* start *

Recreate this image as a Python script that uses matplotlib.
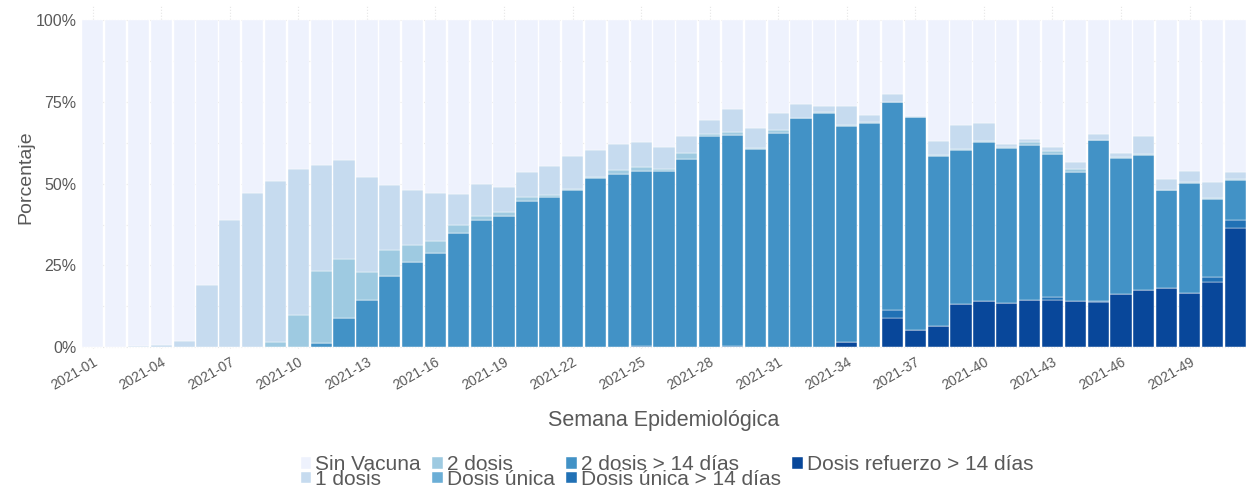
import matplotlib.pyplot as plt
import numpy as np

# weeks 2021-01 .. 2021-51
semanas = [f"2021-{i:02d}" for i in range(1, 52)]

# percentage per category (bottom to top of each stacked bar)
refuerzo_14 = [0, 0, 0, 0, 0, 0, 0, 0, 0, 0,
               0, 0, 0, 0, 0, 0, 0, 0, 0, 0,
               0, 0, 0, 0, 0, 0, 0, 0, 0, 0,
               0, 0, 0, 1.4, 0, 8.9, 5.2, 6.3, 13.1, 14.1,
               13.6, 14.3, 14.5, 14.0, 13.7, 16.2, 17.6, 18.2, 16.5, 19.9,
               36.5]
unica_14 = [0, 0, 0, 0, 0, 0, 0, 0, 0, 0,
            0, 0, 0, 0, 0, 0, 0, 0, 0, 0,
            0, 0, 0, 0, 0.2, 0, 0, 0, 0.4, 0,
            0, 0, 0, 0, 0, 2.3, 0, 0, 0, 0,
            0, 0, 0.7, 0, 0.5, 0, 0, 0, 0, 1.5,
            2.5]
dos_14 = [0, 0, 0, 0, 0, 0, 0, 0, 0, 0,
          1.1, 9.0, 14.5, 21.8, 26.0, 28.8, 35.0, 38.9, 40.2, 44.7,
          45.9, 48.1, 51.7, 52.9, 53.8, 54.0, 57.7, 64.7, 64.4, 60.6,
          65.6, 70.0, 71.7, 66.3, 68.7, 63.9, 65.1, 52.3, 47.2, 48.8,
          47.3, 47.6, 44.0, 39.7, 49.1, 41.7, 41.2, 29.8, 33.8, 23.9,
          12.2]
unica = [0] * 51
dos = [0, 0, 0, 0, 0, 0, 0, 0, 1.5, 9.8,
       22.2, 18.0, 8.5, 7.9, 5.3, 3.8, 2.3, 1.2, 1.1, 1.2,
       0.6, 0.3, 0.5, 1.2, 1.1, 0.4, 1.8, 0.4, 1.0, 0.2,
       0.7, 0.2, 0.2, 0.2, 0.3, 0, 0, 0.2, 0.2, 0.2,
       0.2, 1.0, 0.9, 0.7, 0.2, 0.3, 0.2, 0.2, 0.2, 0.2,
       0.2]
uno = [0, 0, 0.3, 0.6, 1.8, 18.9, 38.8, 47.3, 49.3, 44.8,
       32.5, 30.2, 28.9, 19.9, 16.8, 14.5, 9.5, 9.7, 7.6, 7.8,
       9.0, 10.2, 8.0, 7.9, 7.8, 6.8, 5.1, 4.3, 7.1, 6.3,
       5.2, 4.2, 1.9, 5.9, 2.0, 2.3, 0.3, 4.3, 7.4, 5.5,
       1.0, 0.7, 1.2, 2.1, 1.6, 1.3, 5.6, 3.1, 3.4, 5.1,
       2.1]

series = [
    ("Dosis refuerzo > 14 días", refuerzo_14, "#08479a"),
    ("Dosis única > 14 días", unica_14, "#2171b5"),
    ("2 dosis > 14 días", dos_14, "#4292c6"),
    ("Dosis única", unica, "#6baed6"),
    ("2 dosis", dos, "#9ecae1"),
    ("1 dosis", uno, "#c6dbef"),
]

fuente = ['Liberation Sans', 'DejaVu Sans']
plt.rcParams['font.family'] = fuente
gris = "#595959"

x = np.arange(len(semanas))
fig = plt.figure(figsize=(12.46, 4.87), dpi=100)
ax = fig.add_axes([82 / 1246, 1 - 349 / 487, 1 - 82 / 1246, 344 / 487])

bottom = np.zeros(len(x))
handles = {}
for name, vals, color in series:
    v = np.array(vals) / 100
    handles[name] = ax.bar(x, v, 0.93, bottom=bottom, color=color,
                           edgecolor="white", linewidth=0.3, zorder=2)
    bottom = bottom + v
sin_vacuna = 1 - bottom
handles["Sin Vacuna"] = ax.bar(x, sin_vacuna, 0.93, bottom=bottom, color="#eef2fd",
                               edgecolor="white", linewidth=0.3, zorder=2)

ax.set_xlim(-0.47, 50.47)
ax.set_ylim(-0.006, 1.047)
ax.set_yticks([0, 0.25, 0.5, 0.75, 1.0])
ax.set_yticklabels(["0%", "25%", "50%", "75%", "100%"], fontsize=11.5, color=gris)
ax.set_yticks([0.125, 0.375, 0.625, 0.875], minor=True)
ax.set_xticks(x[::3])
ax.set_xticklabels(semanas[::3], rotation=30, ha="right", rotation_mode="anchor",
                   fontsize=10, color=gris)
ax.tick_params(length=0, which="both", pad=4)
ax.grid(True, which="both", color="#e6e6e6", linestyle=":", linewidth=0.8, zorder=0)
ax.set_axisbelow(True)
for s in ax.spines.values():
    s.set_visible(False)

ax.set_xlabel("Semana Epidemiológica", fontsize=15.5, color=gris, labelpad=13)
ax.set_ylabel("Porcentaje", fontsize=14, color=gris, labelpad=1)

order = ["Sin Vacuna", "1 dosis", "2 dosis", "Dosis única", "2 dosis > 14 días",
         "Dosis única > 14 días", "Dosis refuerzo > 14 días"]
leg = fig.legend([handles[k] for k in order], order, loc="center",
                 bbox_to_anchor=(667 / 1246, 1 - 472 / 487), ncol=4, frameon=False,
                 prop={"size": 15},
                 handlelength=0.5, handleheight=0.5, handletextpad=0.2,
                 columnspacing=0.55, labelspacing=-0.2, borderpad=0)
for t in leg.get_texts():
    t.set_color(gris)

fig.savefig("out.png", dpi=100)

* end *

Work to complete: Only the lines from the start of the material through the line containing "in range(1, 52)]" should be transcribed. Pictures stay out.

Final answer:
Recreate this image as a Python script that uses matplotlib.
import matplotlib.pyplot as plt
import numpy as np

# weeks 2021-01 .. 2021-51
semanas = [f"2021-{i:02d}" for i in range(1, 52)]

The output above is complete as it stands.